Photograph of NIST racetrack ion trap under development as possible hardware for a future quantum computer. The 150 zones for storing, transporting and probing ions (electrically charged atoms) are located in the center ring structure and the six channels radiating out from its edges Credit: J. Amini/NIST
Physicists at the National Institute of Standards and Technology (NIST) have built and tested a device for trapping electrically charged atoms (ions) that potentially could process dozens of ions at once with the most versatile control of any trap demonstrated to date. The novel design is a first attempt to systematically scale up from traps that hold a few ions in a few locations to large trap arrays that can process many ions simultaneously, with the ultimate goal of building a practical quantum computer.
The trap structure is only one component, analogous to the wiring in today’s computers.

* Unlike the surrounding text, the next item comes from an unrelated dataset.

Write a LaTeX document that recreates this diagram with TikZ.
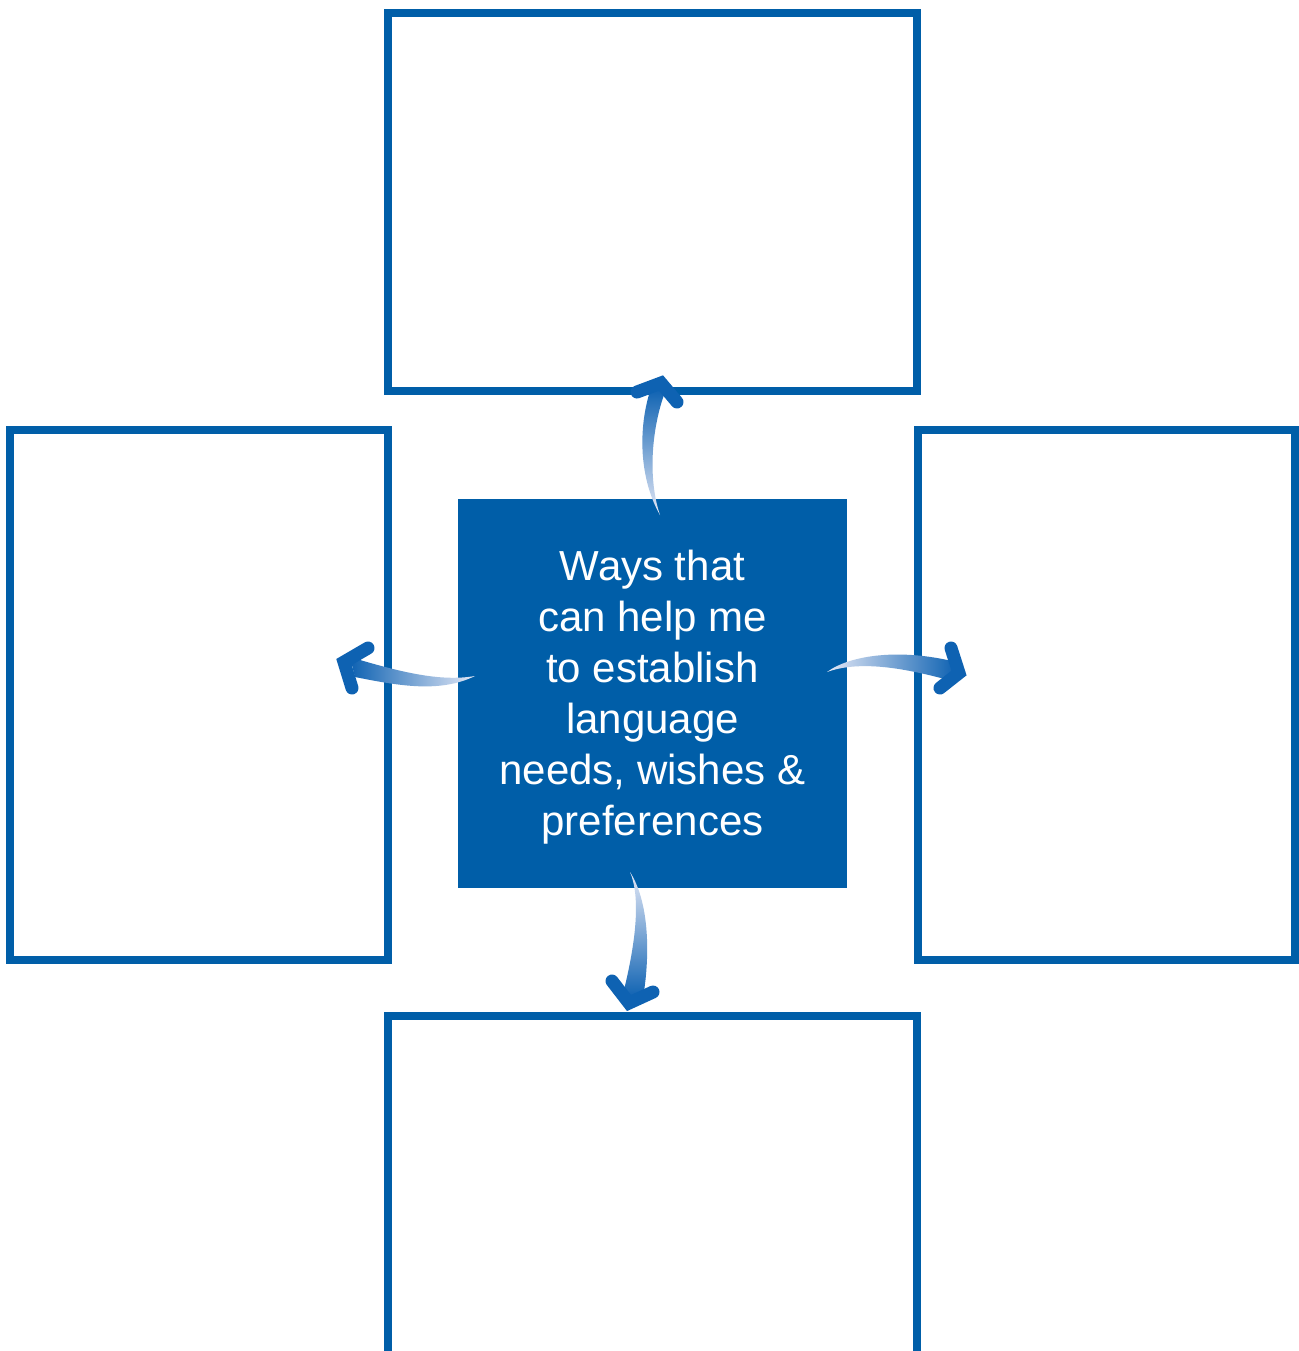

Lasers are also needed to control and use the quantum data, as transistors do for classical bits today.
Made of a quartz wafer coated with gold in an oval shape roughly 2 by 4 millimeters, NIST’s “racetrack” ion trap features 150 work zones where qubits—ions encoding 1s and 0s in their “spins”—could be stored and transported using electric fields and manipulated with laser beams for information processing. The trap theoretically could be scaled up to a much larger number of zones and mass fabricated in a variety of materials
Geometry is a key feature of the new trap design. This is the first demonstration of ion transport through a junction in a trap where all electrodes are located on one flat surface, a more scalable design than the multilayer ion traps originally developed. The various electrodes are used to position and move the ions. At least three adjacent electrodes are needed to hold an ion in a dedicated energy “well.” This well and the ion can then be moved around to different locations by applying voltages to several other electrodes. The modular design would allow the addition of extra rings, which could significantly increase capabilities, according to Jason Amini, who designed the trap while a NIST postdoctoral researcher and is now at the Georgia Tech Quantum Institute in Atlanta.